# Hyperbolic Lambert quadrilateral

A hyperbolic Lambert quadrilateral is a 4-sided polygon in the hyperbolic plane with at least three right angles. A hyperbolic Lambert quadrilateral

Consider any hyperbolic Lambert quadrilateral. As in the picture on the right, label its sides $$a$$, $$b$$, $$c$$, and $$d$$ in the clockwise direction, with the not necessarily right angle $$\theta$$ between $$c$$ and $$d$$.

It can be shown that any two of these five quantities determine the other three. Thus, any three of them satisfy a relation. There are six of these relations up to symmetry, as follows:

1. $$\sinh a \cdot \sinh b = \cos \theta$$
2. $$\cosh a = \cosh c \cdot \sin \theta$$
3. $$\tanh a \cdot \cosh b = \tanh c$$
4. $$\sinh a \cdot \cosh d = \sinh c$$
5. $$\tanh a \cdot \sinh d = \cot \theta$$
6. $$\tanh c \cdot \tanh d = \cos \theta$$

Consider equation (1). Since the hyperbolic sine $$\sinh x$$ is positive for positive values of $$x$$, the left side of the equation is always positive. This means that $$\theta$$ must always be acute (less than $$\pi / 2$$), and in particular non-right. Thus, a hyperbolic Lambert quadrilateral always has exactly three right angles. As $$a$$ and $$b$$ approach $$0$$, the hyperbolic Lambert quadrilateral approaches a Euclidean rectangle.

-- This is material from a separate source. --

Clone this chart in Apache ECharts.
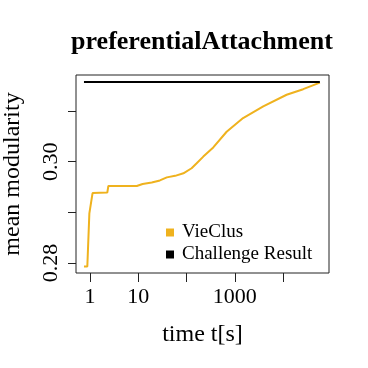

Also from equation (1), since $$\sinh x$$ approaches $$0$$ as $$x$$ approaches $$0$$, you can see that as $$a$$ and $$b$$ approach $$0$$, the angle $$\theta$$ approaches a right angle of $$\pi / 2$$. (This also holds if just one of the two approaches $$0$$ while the other stays bounded.) Moreover, you can see from equation (2) that as $$\theta$$ approaches $$\pi / 2$$, the side lengths $$a$$ and $$c$$ approach each other (and similarly for $$b$$ and $$d$$). Thus, as $$a$$ and $$b$$ approach $$0$$, the hyperbolic Lambert quadrilateral approaches a Euclidean rectangle. This is illustrated on the right.